What needs to be done>
Extract the lines up to and including the one that contains "const chart = echarts.init(document.getElementById('chart'));", starting with the first line of the entries below, and omit the pictures.

##########

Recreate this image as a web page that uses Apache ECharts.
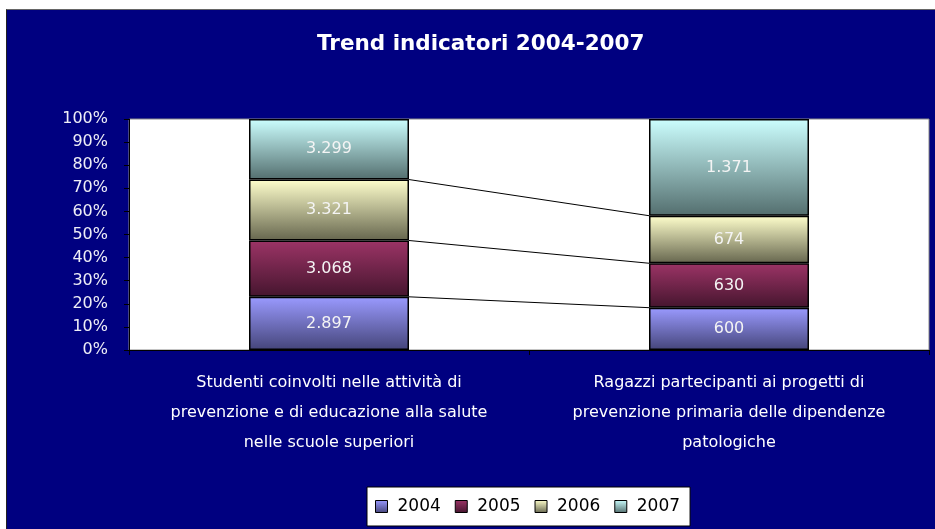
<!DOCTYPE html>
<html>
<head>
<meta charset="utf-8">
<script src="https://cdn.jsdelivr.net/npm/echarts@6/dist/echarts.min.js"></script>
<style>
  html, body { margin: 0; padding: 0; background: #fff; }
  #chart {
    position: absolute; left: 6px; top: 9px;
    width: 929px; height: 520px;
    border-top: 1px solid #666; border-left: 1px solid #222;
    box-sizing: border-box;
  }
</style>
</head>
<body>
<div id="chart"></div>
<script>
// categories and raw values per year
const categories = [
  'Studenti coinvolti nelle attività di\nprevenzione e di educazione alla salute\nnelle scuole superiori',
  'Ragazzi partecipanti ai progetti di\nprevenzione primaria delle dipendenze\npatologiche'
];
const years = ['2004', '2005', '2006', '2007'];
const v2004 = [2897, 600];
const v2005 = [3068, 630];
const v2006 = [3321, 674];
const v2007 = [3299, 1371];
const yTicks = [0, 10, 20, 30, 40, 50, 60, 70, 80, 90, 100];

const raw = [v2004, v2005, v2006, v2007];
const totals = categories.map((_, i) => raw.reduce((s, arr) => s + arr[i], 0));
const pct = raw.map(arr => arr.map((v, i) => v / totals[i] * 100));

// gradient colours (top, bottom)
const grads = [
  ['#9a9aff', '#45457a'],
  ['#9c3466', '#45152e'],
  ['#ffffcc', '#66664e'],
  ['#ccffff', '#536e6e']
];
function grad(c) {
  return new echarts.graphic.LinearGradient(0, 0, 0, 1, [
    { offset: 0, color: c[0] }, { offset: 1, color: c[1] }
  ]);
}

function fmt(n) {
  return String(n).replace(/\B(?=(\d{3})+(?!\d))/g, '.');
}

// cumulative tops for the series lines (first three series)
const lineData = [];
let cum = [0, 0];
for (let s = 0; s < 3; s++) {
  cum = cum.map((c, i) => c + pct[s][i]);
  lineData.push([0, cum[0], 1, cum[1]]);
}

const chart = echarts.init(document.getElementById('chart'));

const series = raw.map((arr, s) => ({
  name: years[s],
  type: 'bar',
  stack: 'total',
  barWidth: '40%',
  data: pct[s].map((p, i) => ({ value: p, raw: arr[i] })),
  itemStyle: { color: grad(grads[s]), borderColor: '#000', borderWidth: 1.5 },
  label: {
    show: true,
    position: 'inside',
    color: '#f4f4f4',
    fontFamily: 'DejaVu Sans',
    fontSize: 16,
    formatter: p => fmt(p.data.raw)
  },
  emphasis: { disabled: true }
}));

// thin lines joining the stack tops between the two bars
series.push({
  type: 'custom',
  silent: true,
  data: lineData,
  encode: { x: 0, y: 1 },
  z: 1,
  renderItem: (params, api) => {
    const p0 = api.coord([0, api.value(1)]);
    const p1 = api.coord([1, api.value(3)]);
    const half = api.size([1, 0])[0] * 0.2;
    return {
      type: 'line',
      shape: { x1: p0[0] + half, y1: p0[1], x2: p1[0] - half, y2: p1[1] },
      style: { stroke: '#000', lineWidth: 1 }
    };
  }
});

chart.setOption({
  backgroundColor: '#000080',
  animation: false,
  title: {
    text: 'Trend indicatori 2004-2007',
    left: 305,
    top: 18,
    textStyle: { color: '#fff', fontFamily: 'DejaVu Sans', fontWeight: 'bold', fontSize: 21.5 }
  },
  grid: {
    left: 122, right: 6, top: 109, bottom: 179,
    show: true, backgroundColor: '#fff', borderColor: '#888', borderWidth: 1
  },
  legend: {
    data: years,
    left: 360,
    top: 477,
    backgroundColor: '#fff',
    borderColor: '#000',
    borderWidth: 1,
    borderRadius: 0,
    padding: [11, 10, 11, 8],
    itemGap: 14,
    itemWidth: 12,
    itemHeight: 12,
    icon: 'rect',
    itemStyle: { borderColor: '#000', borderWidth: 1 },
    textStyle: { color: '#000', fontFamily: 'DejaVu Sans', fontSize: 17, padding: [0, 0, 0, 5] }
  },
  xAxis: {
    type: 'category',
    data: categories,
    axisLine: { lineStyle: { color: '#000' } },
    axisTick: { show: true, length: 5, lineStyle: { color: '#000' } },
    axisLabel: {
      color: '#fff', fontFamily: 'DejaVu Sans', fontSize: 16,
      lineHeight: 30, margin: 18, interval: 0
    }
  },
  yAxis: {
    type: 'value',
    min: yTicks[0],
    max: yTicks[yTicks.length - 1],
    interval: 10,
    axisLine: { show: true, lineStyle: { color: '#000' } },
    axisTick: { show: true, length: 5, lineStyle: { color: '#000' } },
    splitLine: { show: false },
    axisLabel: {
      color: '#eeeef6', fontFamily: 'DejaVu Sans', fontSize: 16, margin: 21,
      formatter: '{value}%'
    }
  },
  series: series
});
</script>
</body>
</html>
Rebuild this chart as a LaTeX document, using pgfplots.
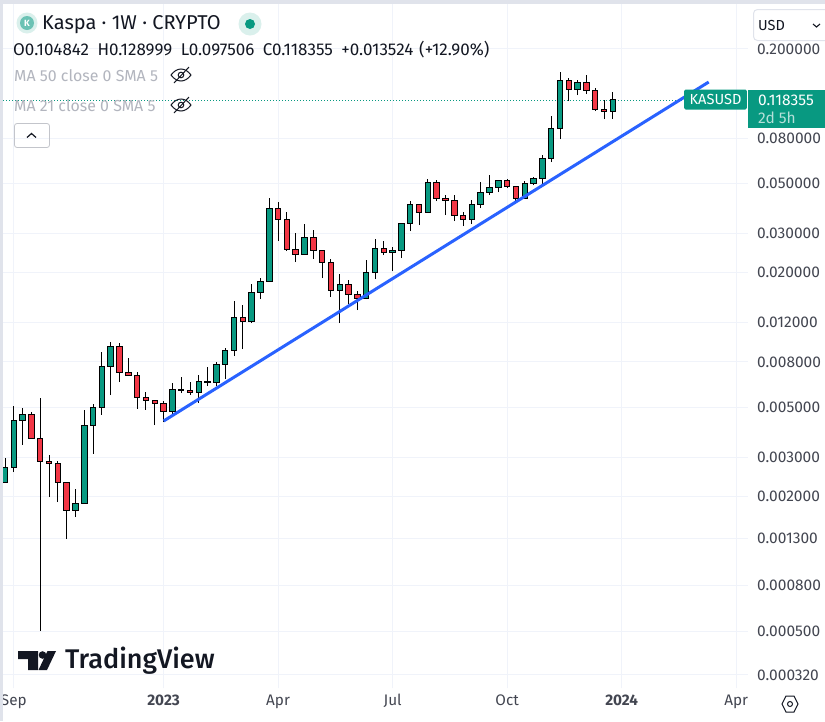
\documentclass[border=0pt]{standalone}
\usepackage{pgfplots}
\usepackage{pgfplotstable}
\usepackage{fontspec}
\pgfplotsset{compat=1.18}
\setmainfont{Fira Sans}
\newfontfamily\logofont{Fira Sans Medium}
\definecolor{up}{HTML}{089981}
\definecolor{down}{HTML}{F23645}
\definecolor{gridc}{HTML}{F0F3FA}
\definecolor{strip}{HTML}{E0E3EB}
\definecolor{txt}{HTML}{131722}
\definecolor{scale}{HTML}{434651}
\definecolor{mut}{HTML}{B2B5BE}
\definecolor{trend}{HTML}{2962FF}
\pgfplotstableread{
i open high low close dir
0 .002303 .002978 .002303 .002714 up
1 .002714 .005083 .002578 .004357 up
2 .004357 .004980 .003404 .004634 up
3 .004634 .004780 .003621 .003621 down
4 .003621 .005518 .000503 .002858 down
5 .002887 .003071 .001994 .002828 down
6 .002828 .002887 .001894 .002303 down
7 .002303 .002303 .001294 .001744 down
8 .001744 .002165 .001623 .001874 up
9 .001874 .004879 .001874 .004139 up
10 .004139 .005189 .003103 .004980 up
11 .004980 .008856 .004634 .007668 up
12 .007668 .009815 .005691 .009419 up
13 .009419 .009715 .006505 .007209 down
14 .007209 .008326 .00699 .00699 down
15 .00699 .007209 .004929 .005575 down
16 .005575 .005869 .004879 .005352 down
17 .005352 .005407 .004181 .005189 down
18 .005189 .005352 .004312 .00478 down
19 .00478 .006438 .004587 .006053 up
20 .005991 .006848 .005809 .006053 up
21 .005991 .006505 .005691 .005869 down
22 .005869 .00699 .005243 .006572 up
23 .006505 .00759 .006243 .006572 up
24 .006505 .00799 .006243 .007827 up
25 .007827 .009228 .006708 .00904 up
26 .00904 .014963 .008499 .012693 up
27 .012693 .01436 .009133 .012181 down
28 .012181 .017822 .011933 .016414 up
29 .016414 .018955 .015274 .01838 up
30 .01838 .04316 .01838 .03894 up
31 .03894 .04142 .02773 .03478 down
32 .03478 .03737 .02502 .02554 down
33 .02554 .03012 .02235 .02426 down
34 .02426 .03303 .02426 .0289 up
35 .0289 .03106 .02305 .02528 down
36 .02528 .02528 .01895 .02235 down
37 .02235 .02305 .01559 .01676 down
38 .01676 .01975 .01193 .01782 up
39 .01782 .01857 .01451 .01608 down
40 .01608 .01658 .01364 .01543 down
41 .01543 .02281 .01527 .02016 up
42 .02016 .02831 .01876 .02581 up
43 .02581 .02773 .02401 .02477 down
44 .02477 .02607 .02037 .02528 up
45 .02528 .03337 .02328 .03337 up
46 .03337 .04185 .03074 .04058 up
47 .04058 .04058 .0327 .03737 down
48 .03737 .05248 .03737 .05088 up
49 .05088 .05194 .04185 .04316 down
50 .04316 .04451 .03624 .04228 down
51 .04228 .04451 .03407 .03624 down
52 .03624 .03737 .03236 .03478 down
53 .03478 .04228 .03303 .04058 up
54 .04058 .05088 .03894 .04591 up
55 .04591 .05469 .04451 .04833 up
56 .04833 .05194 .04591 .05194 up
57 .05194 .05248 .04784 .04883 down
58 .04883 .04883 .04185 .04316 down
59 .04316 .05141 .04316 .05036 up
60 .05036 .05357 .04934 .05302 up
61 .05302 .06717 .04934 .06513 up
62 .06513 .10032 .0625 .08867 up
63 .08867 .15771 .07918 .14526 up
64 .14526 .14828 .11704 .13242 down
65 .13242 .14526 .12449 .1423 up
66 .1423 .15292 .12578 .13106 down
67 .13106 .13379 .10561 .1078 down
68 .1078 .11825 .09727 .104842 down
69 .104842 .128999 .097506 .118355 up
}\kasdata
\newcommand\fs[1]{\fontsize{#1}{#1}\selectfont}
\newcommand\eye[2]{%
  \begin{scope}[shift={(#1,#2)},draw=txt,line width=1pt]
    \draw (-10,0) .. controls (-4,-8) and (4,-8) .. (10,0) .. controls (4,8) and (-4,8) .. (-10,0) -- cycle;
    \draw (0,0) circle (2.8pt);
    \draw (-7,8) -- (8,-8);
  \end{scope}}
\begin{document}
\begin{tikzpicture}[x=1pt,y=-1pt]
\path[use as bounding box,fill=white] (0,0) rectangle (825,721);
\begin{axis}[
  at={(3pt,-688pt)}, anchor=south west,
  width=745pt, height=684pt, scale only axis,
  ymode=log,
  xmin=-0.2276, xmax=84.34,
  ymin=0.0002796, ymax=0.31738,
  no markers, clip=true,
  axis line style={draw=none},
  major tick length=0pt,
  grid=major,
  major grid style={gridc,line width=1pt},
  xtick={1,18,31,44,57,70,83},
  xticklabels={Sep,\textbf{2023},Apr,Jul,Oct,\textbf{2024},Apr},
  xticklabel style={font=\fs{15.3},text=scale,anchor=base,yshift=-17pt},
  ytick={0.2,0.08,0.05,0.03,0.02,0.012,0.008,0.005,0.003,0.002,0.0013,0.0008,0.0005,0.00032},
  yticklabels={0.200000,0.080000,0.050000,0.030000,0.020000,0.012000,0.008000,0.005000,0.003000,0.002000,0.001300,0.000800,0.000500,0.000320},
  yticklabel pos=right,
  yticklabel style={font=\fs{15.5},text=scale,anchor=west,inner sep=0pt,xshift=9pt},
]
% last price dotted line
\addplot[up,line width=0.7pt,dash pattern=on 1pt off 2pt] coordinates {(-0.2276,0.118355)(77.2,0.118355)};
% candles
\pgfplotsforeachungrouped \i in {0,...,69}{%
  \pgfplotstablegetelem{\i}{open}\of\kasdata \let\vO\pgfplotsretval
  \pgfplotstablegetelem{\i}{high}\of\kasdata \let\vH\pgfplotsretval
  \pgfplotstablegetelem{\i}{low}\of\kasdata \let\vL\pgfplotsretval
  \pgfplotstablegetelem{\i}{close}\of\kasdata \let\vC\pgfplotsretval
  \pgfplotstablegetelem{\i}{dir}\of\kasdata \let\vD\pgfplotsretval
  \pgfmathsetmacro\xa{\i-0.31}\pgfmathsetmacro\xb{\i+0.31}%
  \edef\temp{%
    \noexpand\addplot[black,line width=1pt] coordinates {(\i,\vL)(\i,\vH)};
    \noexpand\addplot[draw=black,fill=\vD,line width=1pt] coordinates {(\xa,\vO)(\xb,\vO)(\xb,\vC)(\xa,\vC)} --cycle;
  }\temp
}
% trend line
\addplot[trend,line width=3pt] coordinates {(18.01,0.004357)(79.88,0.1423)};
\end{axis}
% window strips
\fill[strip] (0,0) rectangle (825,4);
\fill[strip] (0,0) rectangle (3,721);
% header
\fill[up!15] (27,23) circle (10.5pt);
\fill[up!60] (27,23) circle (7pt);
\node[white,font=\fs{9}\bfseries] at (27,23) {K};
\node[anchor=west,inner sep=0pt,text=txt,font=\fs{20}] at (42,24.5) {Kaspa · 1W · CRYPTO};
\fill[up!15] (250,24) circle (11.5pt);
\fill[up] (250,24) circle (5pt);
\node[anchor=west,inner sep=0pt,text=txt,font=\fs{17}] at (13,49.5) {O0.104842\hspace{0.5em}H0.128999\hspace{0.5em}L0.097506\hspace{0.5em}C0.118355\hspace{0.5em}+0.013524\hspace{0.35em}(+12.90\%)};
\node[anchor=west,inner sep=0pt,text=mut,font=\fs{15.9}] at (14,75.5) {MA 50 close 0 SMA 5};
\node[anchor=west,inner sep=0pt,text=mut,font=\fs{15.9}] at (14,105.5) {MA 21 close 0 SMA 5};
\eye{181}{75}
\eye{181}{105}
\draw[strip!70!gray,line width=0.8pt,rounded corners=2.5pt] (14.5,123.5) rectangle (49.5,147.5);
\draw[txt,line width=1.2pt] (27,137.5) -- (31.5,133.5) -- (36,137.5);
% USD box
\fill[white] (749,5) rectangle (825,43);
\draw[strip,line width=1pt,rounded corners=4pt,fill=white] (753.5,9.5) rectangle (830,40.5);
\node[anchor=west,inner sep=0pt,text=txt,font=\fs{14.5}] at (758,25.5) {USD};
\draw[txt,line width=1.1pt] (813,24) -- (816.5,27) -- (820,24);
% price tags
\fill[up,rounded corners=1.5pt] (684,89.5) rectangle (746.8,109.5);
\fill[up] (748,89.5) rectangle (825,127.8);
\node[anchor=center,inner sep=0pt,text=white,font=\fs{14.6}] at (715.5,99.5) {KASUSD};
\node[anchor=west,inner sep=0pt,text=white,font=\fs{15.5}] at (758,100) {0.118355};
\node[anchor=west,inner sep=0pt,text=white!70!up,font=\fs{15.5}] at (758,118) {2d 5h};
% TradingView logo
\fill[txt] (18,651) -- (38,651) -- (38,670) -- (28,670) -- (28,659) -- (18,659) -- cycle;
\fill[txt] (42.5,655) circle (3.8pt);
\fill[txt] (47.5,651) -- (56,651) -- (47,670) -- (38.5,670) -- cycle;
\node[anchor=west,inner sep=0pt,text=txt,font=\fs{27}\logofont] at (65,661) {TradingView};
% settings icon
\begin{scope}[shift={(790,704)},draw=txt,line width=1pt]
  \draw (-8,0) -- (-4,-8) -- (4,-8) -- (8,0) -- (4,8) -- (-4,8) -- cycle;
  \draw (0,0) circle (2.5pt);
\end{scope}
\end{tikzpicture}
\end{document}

##########

Reply>
Recreate this image as a web page that uses Apache ECharts.
<!DOCTYPE html>
<html>
<head>
<meta charset="utf-8">
<script src="https://cdn.jsdelivr.net/npm/echarts@6/dist/echarts.min.js"></script>
<style>
  html, body { margin: 0; padding: 0; background: #fff; }
  #chart {
    position: absolute; left: 6px; top: 9px;
    width: 929px; height: 520px;
    border-top: 1px solid #666; border-left: 1px solid #222;
    box-sizing: border-box;
  }
</style>
</head>
<body>
<div id="chart"></div>
<script>
// categories and raw values per year
const categories = [
  'Studenti coinvolti nelle attività di\nprevenzione e di educazione alla salute\nnelle scuole superiori',
  'Ragazzi partecipanti ai progetti di\nprevenzione primaria delle dipendenze\npatologiche'
];
const years = ['2004', '2005', '2006', '2007'];
const v2004 = [2897, 600];
const v2005 = [3068, 630];
const v2006 = [3321, 674];
const v2007 = [3299, 1371];
const yTicks = [0, 10, 20, 30, 40, 50, 60, 70, 80, 90, 100];

const raw = [v2004, v2005, v2006, v2007];
const totals = categories.map((_, i) => raw.reduce((s, arr) => s + arr[i], 0));
const pct = raw.map(arr => arr.map((v, i) => v / totals[i] * 100));

// gradient colours (top, bottom)
const grads = [
  ['#9a9aff', '#45457a'],
  ['#9c3466', '#45152e'],
  ['#ffffcc', '#66664e'],
  ['#ccffff', '#536e6e']
];
function grad(c) {
  return new echarts.graphic.LinearGradient(0, 0, 0, 1, [
    { offset: 0, color: c[0] }, { offset: 1, color: c[1] }
  ]);
}

function fmt(n) {
  return String(n).replace(/\B(?=(\d{3})+(?!\d))/g, '.');
}

// cumulative tops for the series lines (first three series)
const lineData = [];
let cum = [0, 0];
for (let s = 0; s < 3; s++) {
  cum = cum.map((c, i) => c + pct[s][i]);
  lineData.push([0, cum[0], 1, cum[1]]);
}

const chart = echarts.init(document.getElementById('chart'));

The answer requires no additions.